Phase plane with the learned vector field overlaid as a streamplot. A correct fit produces orbits that close on themselves (Lotka-Volterra) or spiral cleanly to the equilibrium (pendulum) — qualitative failures show up here long before they do in scalar metrics.
| Metric | What it measures | Threshold | Result |
|---|---|---|---|
| Pendulum · train MSE | fit on the noisy training horizon | ≲ noise² · 10 = 2.5·10⁻⁴ | 1.4·10⁻⁴ ✓ |
| Pendulum · rel-err extrap | scale-free error past Ttrain |
≤ 10 % | 5.4 % ✓ |
| Pendulum · final |ΔE/E| | energy drift at t = Tfull |
< 5 % (ideal) · > 100 % (failure) | 137 % — see below |
| Lotka · train MSE | fit on the noisy training horizon | ≲ noise² · 10 = 9·10⁻³ | 5.6·10⁻³ ✓ |
| Lotka · rel-err extrap | scale-free error past Ttrain |
≤ 5 % | 1.6 % ✓ |
Lotka · drift in H |
structural-invariant deviation along orbit | ≤ 10 % | 7.9 % ✓ |
Three observations, in order of how informative the discrepancy is.

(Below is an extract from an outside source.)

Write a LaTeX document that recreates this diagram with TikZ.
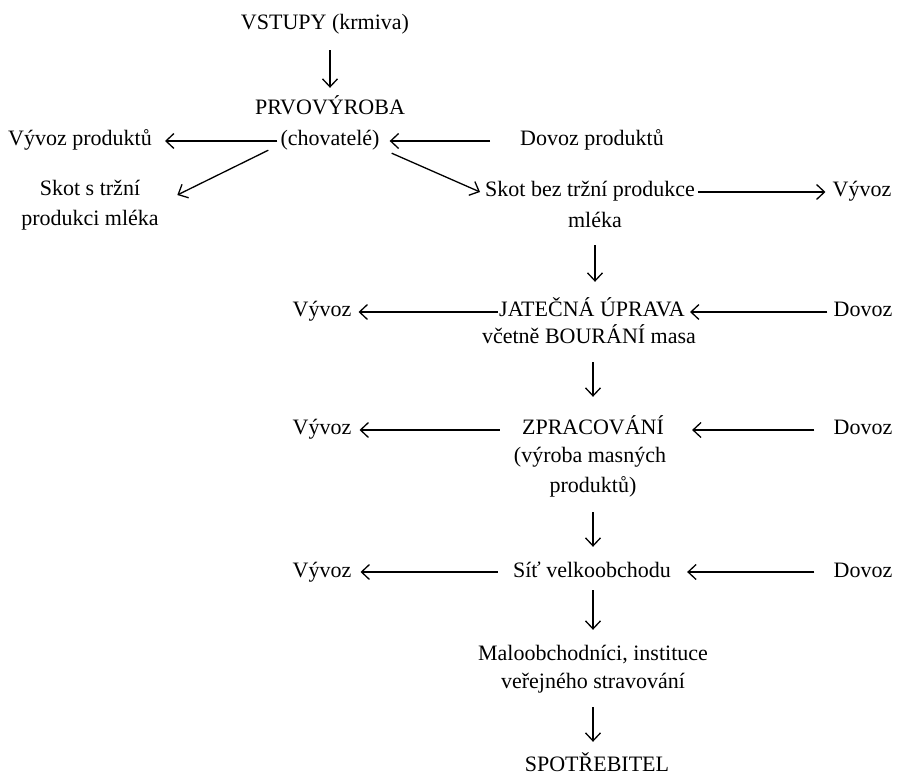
\documentclass[tikz,border=0pt]{standalone}
\usepackage{fontspec}
\setmainfont{Liberation Serif}
\usetikzlibrary{arrows.meta,calc}
\begin{document}
\begin{tikzpicture}[x=1pt,y=-1pt,
  lbl/.style={anchor=base,inner sep=0pt,text height=15pt,text depth=5pt,font=\fontsize{22}{26}\selectfont},
  arr/.style={line width=1.3pt,-{Straight Barb[length=8pt,width=15pt,line width=1.3pt]}},
  gap/.style={shorten <=#1},
  tip/.style={shorten >=#1}]
\useasboundingbox (0,0) rectangle (897,775);
% nodes (positions are baselines)
\node[lbl] (vst) at (325,30) {VSTUPY (krmiva)};
\node[lbl] (prv) at (330,115) {PRVOVÝROBA};
\node[lbl] (chov) at (330,146) {(chovatelé)};
\node[lbl] (vyvp) at (80,146) {Vývoz produktů};
\node[lbl] (dovp) at (592,146) {Dovoz produktů};
\node[lbl] (skots1) at (90,196) {Skot s tržní};
\node[lbl] (skots2) at (90,226) {produkci mléka};
\node[lbl] (skotb1) at (590,197) {Skot bez tržní produkce};
\node[lbl] (skotb2) at (595,228) {mléka};
\node[lbl] (vyv0) at (862,197) {Vývoz};
\node[lbl] (jat1) at (592,317) {JATEČNÁ ÚPRAVA};
\node[lbl] (jat2) at (589,344) {včetně BOURÁNÍ masa};
\node[lbl] (vyv1) at (322,317) {Vývoz};
\node[lbl] (dov1) at (863,317) {Dovoz};
\node[lbl] (zpr1) at (593,435) {ZPRACOVÁNÍ};
\node[lbl] (zpr2) at (590,462) {(výroba masných};
\node[lbl] (zpr3) at (593,492) {produktů)};
\node[lbl] (vyv2) at (322,435) {Vývoz};
\node[lbl] (dov2) at (863,435) {Dovoz};
\node[lbl] (sit) at (592,577) {Síť velkoobchodu};
\node[lbl] (vyv3) at (322,577) {Vývoz};
\node[lbl] (dov3) at (863,577) {Dovoz};
\node[lbl] (mal1) at (593,660) {Maloobchodníci, instituce};
\node[lbl] (mal2) at (593,688) {veřejného stravování};
\node[lbl] (spo) at (597,771) {SPOTŘEBITEL};
% vertical arrows
\draw[arr,gap=15,tip=12] (vst.south -| prv.north) -- (prv.north);
\draw[arr,gap=12,tip=20] (skotb2.south) -- (jat1.north -| skotb2.south);
\draw[arr,gap=13,tip=23] (jat2.south -| zpr1.north) -- (zpr1.north);
\draw[arr,gap=15,tip=15] (zpr3.south) -- (sit.north -| zpr3.south);
\draw[arr,gap=8,tip=15] (sit.south -| mal1.north) -- (mal1.north);
\draw[arr,gap=14,tip=14] (mal2.south) -- (spo.north -| mal2.south);
% top horizontal / diagonal arrows
\draw[arr,gap=3,tip=13] (chov.west) -- (vyvp.east);
\draw[arr,gap=30,tip=10] (dovp.west) -- (chov.east);
\draw[arr] ([shift={(-12,-1)}]chov.south west) -- ([shift={(37,4)}]skots1.east);
\draw[arr] ([shift={(12,2)}]chov.south east) -- ([shift={(-5,0)}]skotb1.west);
\draw[arr,gap=3,tip=7] (skotb1.east) -- (vyv0.west);
% horizontal arrows of lower rows
\draw[arr,gap=1,tip=7] (jat1.west) -- (vyv1.east);
\draw[arr,gap=6,tip=5] (dov1.west) -- (jat1.east);
\draw[arr,gap=22,tip=8] (zpr1.west) -- (vyv2.east);
\draw[arr,gap=19,tip=28] (dov2.west) -- (zpr1.east);
\draw[arr,gap=15,tip=9] (sit.west) -- (vyv3.east);
\draw[arr,gap=19,tip=16] (dov3.west) -- (sit.east);
\end{tikzpicture}
\end{document}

Relative extrapolation error of 5.4 % for the pendulum and 1.6 % for Lotka-Volterra. Closed orbits make Lotka strictly harder per period, but the amplitude is preserved across multiple cycles into the held-out window — the orbit stays bounded despite the network never being told the dynamics are conservative.
Inside the training window the predicted energy tracks the true dissipation envelope. Past it, the predicted oscillation keeps its amplitude instead of continuing to decay — the network learns the period and phase but only an approximate γ. The 137 % final-time drift is the snapshot consequence; the qualitative summary is "the envelope is right, the late-time decay rate is not".
The architectural fix is not more training — it is encoding the structure. A Hamiltonian Neural Network (Greydanus et al., 2019) cannot, by construction, drift in H. A dissipation-aware variant does the same for dE/dt. Both are listed as the natural next step in the README.
The headline numbers are what an MLP without physics priors achieves on these two systems. They establish the bar against which any inductive-bias improvement (Hamiltonian, Lagrangian, Symplectic ODE-Net) must show a measurable benefit. The follow-ups in the README close that gap by encoding invariants instead of letting the network rediscover them.